Je n'ai pas voulu ( ou pas su ) résumer les chapitres sur les luttes ouvrières de cette époque, mais c'est
presque l'histoire de mon grand-père, il était électricien chez
Roux-Combaluzier, et a vécu à peu près les mêmes choses : le départ vers
les grandes villes, l'usine, les luttes ouvrières, etc. (Je l'ai très
peu connu, il est décédé en 1946 ).
Le
hasard a voulu que j'habite pendant un an, dans un studio, juste en face
de l'usine Renault, à BIllancourt. La nuit, on entendait très bien le
bruit des machines !
Bref, je vous recommande ce livre...
Anne
Atelier 62. Martine Sonnet
(Martine Sonnet est ingénieure de recherche
en histoire au CNRS. Elle a publié plusieurs livres concernant l’histoire des
femmes et son évolution)
Martine Sonnet est historienne, mais ce qu’elle nous raconte
dans cet ouvrage, si tout y est exact, n’est nullement un livre « savant… »
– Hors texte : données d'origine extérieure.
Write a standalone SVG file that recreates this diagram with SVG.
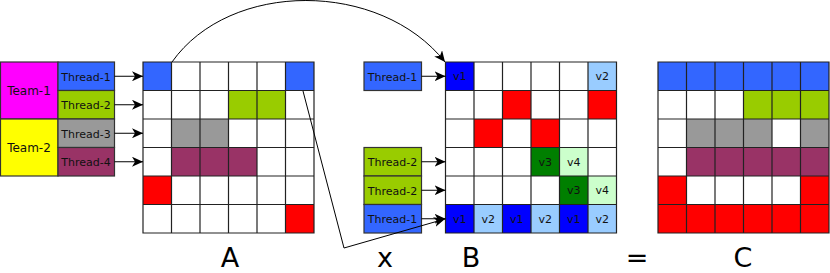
<svg xmlns="http://www.w3.org/2000/svg" width="830" height="273" viewBox="0 0 830 273">
<defs>
<marker id="ah" markerWidth="12" markerHeight="10" refX="11" refY="5" orient="auto" markerUnits="userSpaceOnUse">
<path d="M0,0 L11,5 L0,10 L3,5 Z" fill="#000"/>
</marker>
</defs>
<style>
.c{stroke:#222;stroke-width:1.2}
.w{fill:#fff}.bl{fill:#3366ff}.gr{fill:#99cc00}.gy{fill:#999999}.mr{fill:#993366}.rd{fill:#ff0000}
.db{fill:#0000ff}.lb{fill:#99ccff}.dg{fill:#007f00}.lg{fill:#ccffcc}
.bx{stroke:#333;stroke-width:1.2}
text{font-family:"DejaVu Sans",sans-serif;fill:#111}
.t{font-size:11px;text-anchor:middle}
.tm{font-size:12px;text-anchor:middle}
.v{font-size:11px;text-anchor:middle}
.big{font-size:27px;text-anchor:middle;fill:#000}
.ln{fill:none;stroke:#000;stroke-width:1}
</style>
<g id="teams">
<g id="team1"><rect x="0.5" y="62" width="57.5" height="57" fill="#ff00ff" class="bx"/><text class="tm" x="29" y="95">Team-1</text></g>
<g id="team2"><rect x="0.5" y="119" width="57.5" height="57" fill="#ffff00" class="bx"/><text class="tm" x="29" y="152">Team-2</text></g>
<g id="a-thread1"><rect x="58" y="62" width="56.5" height="28.5" class="bx bl"/><text class="t" x="86" y="80.5">Thread-1</text></g>
<g id="a-thread2"><rect x="58" y="90.5" width="56.5" height="28.5" class="bx gr"/><text class="t" x="86" y="109">Thread-2</text></g>
<g id="a-thread3"><rect x="58" y="119" width="56.5" height="28.5" class="bx gy"/><text class="t" x="86" y="137.5">Thread-3</text></g>
<g id="a-thread4"><rect x="58" y="147.5" width="56.5" height="28.5" class="bx mr"/><text class="t" x="86" y="166">Thread-4</text></g>
</g>
<g id="matrixA">
<rect x="143" y="62" width="171" height="171" class="w"/>
<rect x="143" y="62" width="28.5" height="28.5" class="bl"/>
<rect x="285.5" y="62" width="28.5" height="28.5" class="bl"/>
<rect x="228.5" y="90.5" width="57" height="28.5" class="gr"/>
<rect x="171.5" y="119" width="57" height="28.5" class="gy"/>
<rect x="171.5" y="147.5" width="85.5" height="28.5" class="mr"/>
<rect x="143" y="176" width="28.5" height="28.5" class="rd"/>
<rect x="285.5" y="204.5" width="28.5" height="28.5" class="rd"/>
<path class="c" fill="none" d="M143,62H314V233H143Z M143,90.5H314 M143,119H314 M143,147.5H314 M143,176H314 M143,204.5H314 M171.5,62V233 M200,62V233 M228.5,62V233 M257,62V233 M285.5,62V233"/>
<text class="big" x="230" y="267">A</text>
</g>
<g id="b-threads">
<g id="b-thread1a"><rect x="364" y="62" width="57.5" height="28.5" class="bx bl"/><text class="t" x="392.5" y="80.5">Thread-1</text></g>
<g id="b-thread2a"><rect x="364" y="147.5" width="57.5" height="28.5" class="bx gr"/><text class="t" x="392.5" y="166">Thread-2</text></g>
<g id="b-thread2b"><rect x="364" y="176" width="57.5" height="28.5" class="bx gr"/><text class="t" x="392.5" y="194.5">Thread-2</text></g>
<g id="b-thread1b"><rect x="364" y="204.5" width="57.5" height="28.5" class="bx bl"/><text class="t" x="392.5" y="223">Thread-1</text></g>
</g>
<g id="matrixB">
<rect x="445.5" y="62" width="171" height="171" class="w"/>
<rect x="445.5" y="62" width="28.5" height="28.5" class="db"/>
<rect x="588" y="62" width="28.5" height="28.5" class="lb"/>
<rect x="502.5" y="90.5" width="28.5" height="28.5" class="rd"/>
<rect x="588" y="90.5" width="28.5" height="28.5" class="rd"/>
<rect x="474" y="119" width="28.5" height="28.5" class="rd"/>
<rect x="531" y="119" width="28.5" height="28.5" class="rd"/>
<rect x="531" y="147.5" width="28.5" height="28.5" class="dg"/>
<rect x="559.5" y="147.5" width="28.5" height="28.5" class="lg"/>
<rect x="559.5" y="176" width="28.5" height="28.5" class="dg"/>
<rect x="588" y="176" width="28.5" height="28.5" class="lg"/>
<rect x="445.5" y="204.5" width="28.5" height="28.5" class="db"/>
<rect x="474" y="204.5" width="28.5" height="28.5" class="lb"/>
<rect x="502.5" y="204.5" width="28.5" height="28.5" class="db"/>
<rect x="531" y="204.5" width="28.5" height="28.5" class="lb"/>
<rect x="559.5" y="204.5" width="28.5" height="28.5" class="db"/>
<rect x="588" y="204.5" width="28.5" height="28.5" class="lb"/>
<path class="c" fill="none" d="M445.5,62H616.5V233H445.5Z M445.5,90.5H616.5 M445.5,119H616.5 M445.5,147.5H616.5 M445.5,176H616.5 M445.5,204.5H616.5 M474,62V233 M502.5,62V233 M531,62V233 M559.5,62V233 M588,62V233"/>
<g class="v">
<text x="459.75" y="80">v1</text><text x="602.25" y="80">v2</text>
<text x="545.25" y="165.5">v3</text><text x="573.75" y="165.5">v4</text>
<text x="573.75" y="194">v3</text><text x="602.25" y="194">v4</text>
<text x="459.75" y="222.5">v1</text><text x="488.25" y="222.5">v2</text><text x="516.75" y="222.5">v1</text><text x="545.25" y="222.5">v2</text><text x="573.75" y="222.5">v1</text><text x="602.25" y="222.5">v2</text>
</g>
<text class="big" x="471" y="267">B</text>
</g>
<g id="ops">
<text class="big" x="385" y="267">x</text>
<text class="big" x="637" y="267">=</text>
</g>
<g id="matrixC">
<rect x="658" y="62" width="171" height="171" class="w"/>
<rect x="658" y="62" width="171" height="28.5" class="bl"/>
<rect x="743.5" y="90.5" width="85.5" height="28.5" class="gr"/>
<rect x="686.5" y="119" width="85.5" height="28.5" class="gy"/>
<rect x="800.5" y="119" width="28.5" height="28.5" class="gy"/>
<rect x="686.5" y="147.5" width="142.5" height="28.5" class="mr"/>
<rect x="658" y="176" width="28.5" height="28.5" class="rd"/>
<rect x="800.5" y="176" width="28.5" height="28.5" class="rd"/>
<rect x="658" y="204.5" width="171" height="28.5" class="rd"/>
<path class="c" fill="none" d="M658,62H829V233H658Z M658,90.5H829 M658,119H829 M658,147.5H829 M658,176H829 M658,204.5H829 M686.5,62V233 M715,62V233 M743.5,62V233 M772,62V233 M800.5,62V233"/>
<text class="big" x="743" y="267">C</text>
</g>
<g id="connectors">
<line class="ln" x1="114.5" y1="76.25" x2="143" y2="76.25" marker-end="url(#ah)" stroke="#444"/>
<line class="ln" x1="114.5" y1="104.75" x2="143" y2="104.75" marker-end="url(#ah)"/>
<line class="ln" x1="114.5" y1="133.25" x2="143" y2="133.25" marker-end="url(#ah)" stroke="#444"/>
<line class="ln" x1="114.5" y1="161.75" x2="143" y2="161.75" marker-end="url(#ah)"/>
<line class="ln" x1="421.5" y1="76.25" x2="445.5" y2="76.25" marker-end="url(#ah)" stroke="#444"/>
<line class="ln" x1="421.5" y1="161.75" x2="445.5" y2="161.75" marker-end="url(#ah)"/>
<line class="ln" x1="421.5" y1="190.25" x2="445.5" y2="190.25" marker-end="url(#ah)" stroke="#444"/>
<line class="ln" x1="421.5" y1="218.75" x2="445.5" y2="218.75" marker-end="url(#ah)"/>
<path class="ln" d="M172,62 C230,-20 380,-20 445,62" marker-end="url(#ah)"/>
<path class="ln" d="M303,91 L344,248 L445,219" marker-end="url(#ah)"/>
</g>
</svg>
Son père travaillait comme artisan (ouvrier
charron/tonnelier/ forgeron) dans la campagne normande, quand, à 40 ans, prévoyant
probablement que son métier n’aurait plus guère d’avenir, il se fit engager en
1950 à l’usine Renault de Billancourt,
comme ouvrier, accédant ainsi à « la classe ouvrière », et s’était installé,
sans sa famille, dans divers hôtels et chambres meublées, faute de trouver un
logement décent, sa femme et ses trois enfants
(bientôt quatre…) étant restés en Normandie.
5 ans de
séparation. Il rentre chez lui par le train chaque semaine, en finissant le
trajet sur son vélo, qu’il a laissé à la gare…
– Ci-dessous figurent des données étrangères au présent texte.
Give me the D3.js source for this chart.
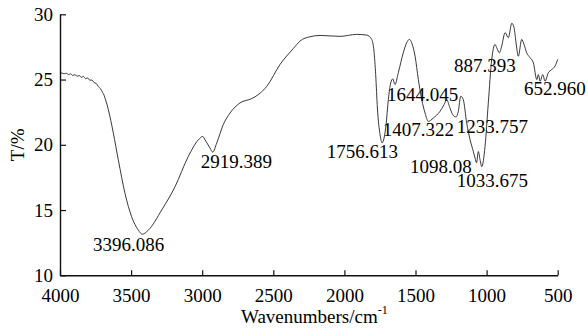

Il est d’abord embauché comme « ouvrier
spécialisé », le temps de « faire ses preuves, (alors que ses
papiers prouvent qu’il est bien charron-forgeron), et encore « à
l’essai », ce qui permettait de le payer aussi peu que possible, la durée
de cet essai n’étant mentionnée sur aucun document.
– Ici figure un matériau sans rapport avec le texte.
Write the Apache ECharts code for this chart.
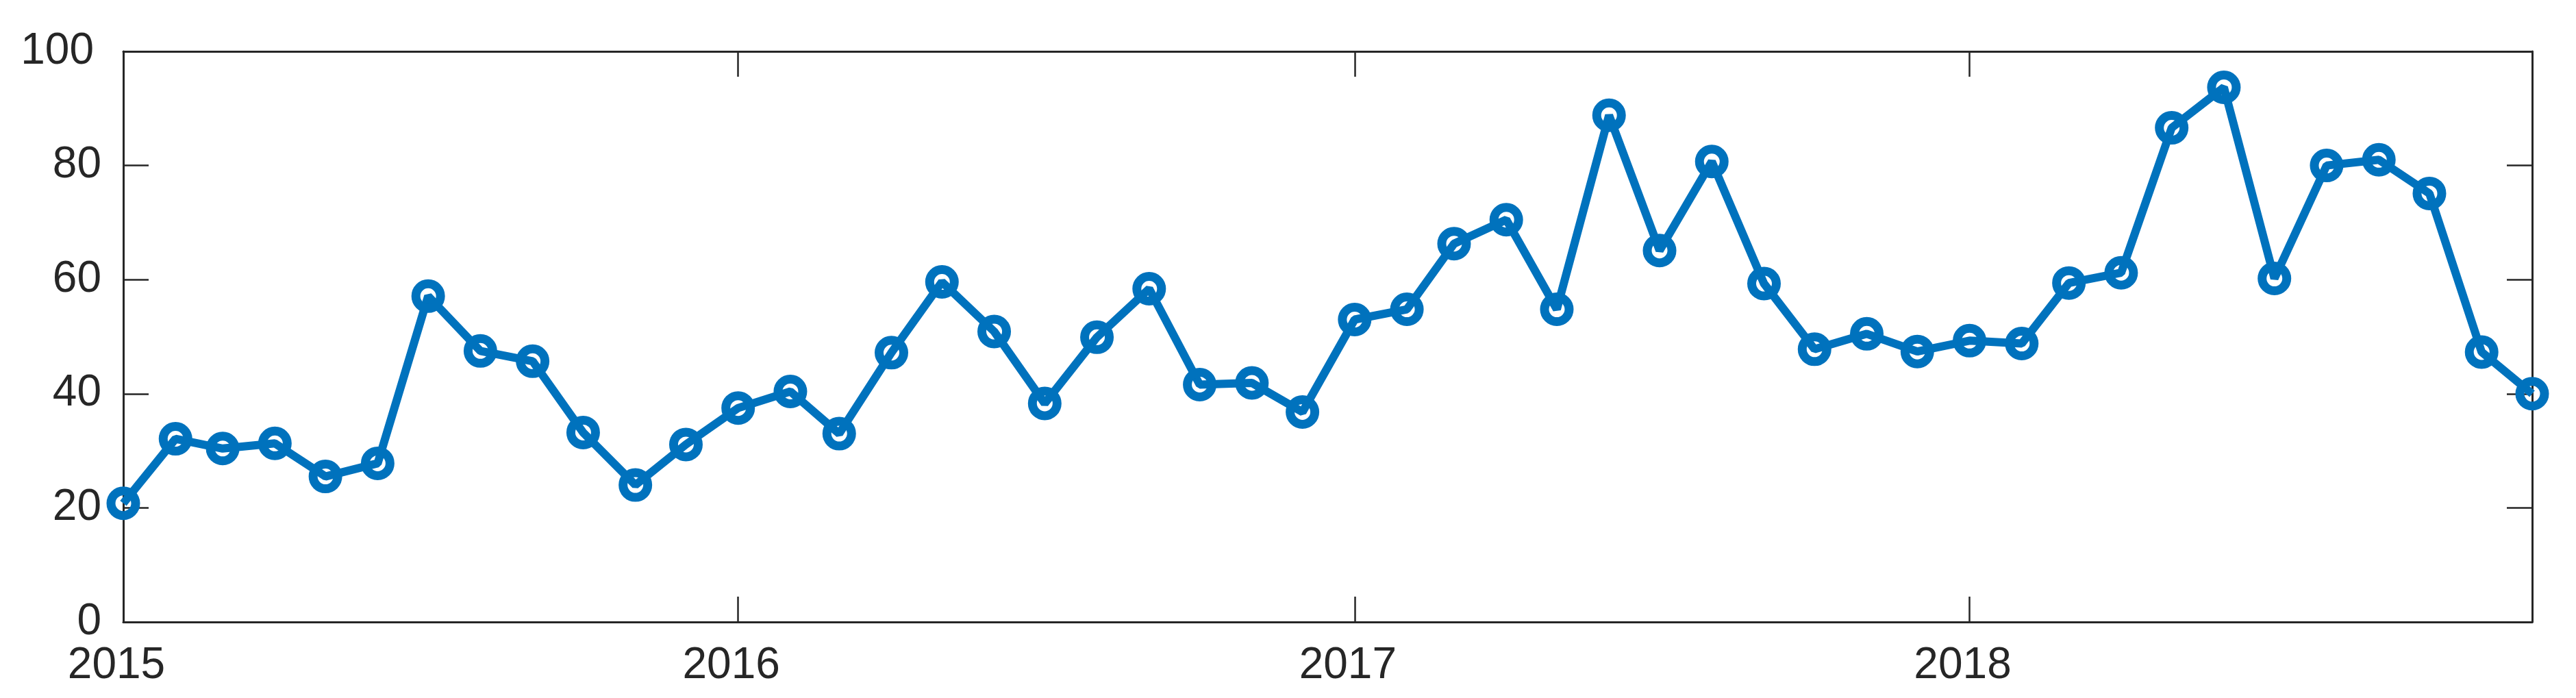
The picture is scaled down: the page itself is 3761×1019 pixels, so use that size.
<!DOCTYPE html>
<html>
<head>
  <meta charset="UTF-8">
  <title>Monthly values 2015-2018</title>
  <script src="https://cdn.jsdelivr.net/npm/echarts@6/dist/echarts.min.js"></script>
  <style>
    html, body { margin: 0; padding: 0; background: #fff; }
    #main { width: 3761px; height: 1019px; }
  </style>
</head>
<body>
  <div id="main"></div>
  <script>
    // monthly values, Jan 2015 .. Dec 2018
    var startYear = 2015;
    var values = [
      20.8, 32.1, 30.4, 31.3, 25.5, 27.8, 57.1, 47.5, 45.7, 33.2, 24.0, 31.1,
      37.5, 40.4, 33.0, 47.2, 59.6, 50.9, 38.3, 49.9, 58.4, 41.6, 41.9, 36.8,
      53.0, 54.8, 66.3, 70.5, 54.8, 88.8, 65.1, 80.7, 59.3, 47.8, 50.5, 47.4,
      49.3, 48.8, 59.4, 61.2, 86.6, 93.7, 60.2, 80.0, 81.0, 75.1, 47.3, 40.0
    ];
    var yearTicks = [2015, 2016, 2017, 2018];
    var yTicks = [0, 20, 40, 60, 80, 100];

    var axisColor = '#262626';
    var lineColor = '#0072BD';
    var fontFamily = '"Liberation Sans", Helvetica, Arial, sans-serif';

    // points as [timestamp, value]
    var points = values.map(function (v, i) {
      return [Date.UTC(startYear, i, 1), v];
    });
    var xMin = points[0][0];
    var xMax = points[points.length - 1][0];
    var yearStamps = yearTicks.map(function (y) { return Date.UTC(y, 0, 1); });

    function xAxisCfg(pos, showLabels) {
      return {
        type: 'value',
        position: pos,
        min: xMin,
        max: xMax,
        splitLine: { show: false },
        axisLine: { show: true, onZero: false, lineStyle: { color: axisColor, width: 3 } },
        axisTick: {
          show: true, inside: true, length: 37,
          customValues: yearStamps,
          lineStyle: { color: axisColor, width: 2.5 }
        },
        axisLabel: {
          show: showLabels,
          customValues: yearStamps,
          margin: 32,
          color: axisColor,
          fontSize: 64,
          fontFamily: fontFamily,
          // labels sit a little left of their ticks in the original
          padding: [0, 20, 0, 0],
          formatter: function (v) { return String(new Date(v).getUTCFullYear()); }
        }
      };
    }

    function yAxisCfg(pos, showLabels) {
      return {
        type: 'value',
        position: pos,
        min: yTicks[0],
        max: yTicks[yTicks.length - 1],
        interval: yTicks[1] - yTicks[0],
        splitLine: { show: false },
        axisLine: { show: true, onZero: false, lineStyle: { color: axisColor, width: 3 } },
        axisTick: { show: true, inside: true, length: 37, lineStyle: { color: axisColor, width: 2.5 } },
        axisLabel: {
          show: showLabels,
          margin: 32,
          color: axisColor,
          fontSize: 64,
          fontFamily: fontFamily,
          formatter: function (v) { return v === 100 ? '{top|' + v + '}' : String(v); },
          rich: {
            top: { fontSize: 64, fontFamily: fontFamily, color: axisColor, padding: [0, 11, 0, 0] }
          }
        }
      };
    }

    var myChart = echarts.init(document.getElementById('main'));
    var option = {
      backgroundColor: '#ffffff',
      animation: false,
      grid: { left: 180, right: 64, top: 75, bottom: 111, containLabel: false },
      xAxis: [xAxisCfg('bottom', true), xAxisCfg('top', false)],
      yAxis: [yAxisCfg('left', true), yAxisCfg('right', false)],
      series: [
        {
          type: 'line',
          data: points,
          xAxisIndex: 0,
          yAxisIndex: 0,
          symbol: 'circle',
          symbolSize: 36,
          showAllSymbol: true,
          clip: false,
          lineStyle: { color: lineColor, width: 12 },
          itemStyle: { color: 'rgba(0,0,0,0)', borderColor: lineColor, borderWidth: 13 }
        }
      ]
    };
    myChart.setOption(option);
  </script>
</body>
</html>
Il finit tout de même par décrocher un HLM (l’auteur
n’emploie pas ce mot), à Clamart, où lui et sa famille, enfin réunis,
s’efforcent de maintenir un minimum de décence, par rapport aux voisins
bruyants (on entend tout !) Il faut
aussi grimper les escaliers, et utiliser le vide-ordures installé à chaque
demi-étage.
Je
cite : « le confort des radiateurs, de l’eau, et même chaude, des wc
à soi sans avoir à sortir, fait supporter ce qui cloche encore. Et ce bruit,
que le père n’entend déjà plus trop, assourdi par le bruit des forges… »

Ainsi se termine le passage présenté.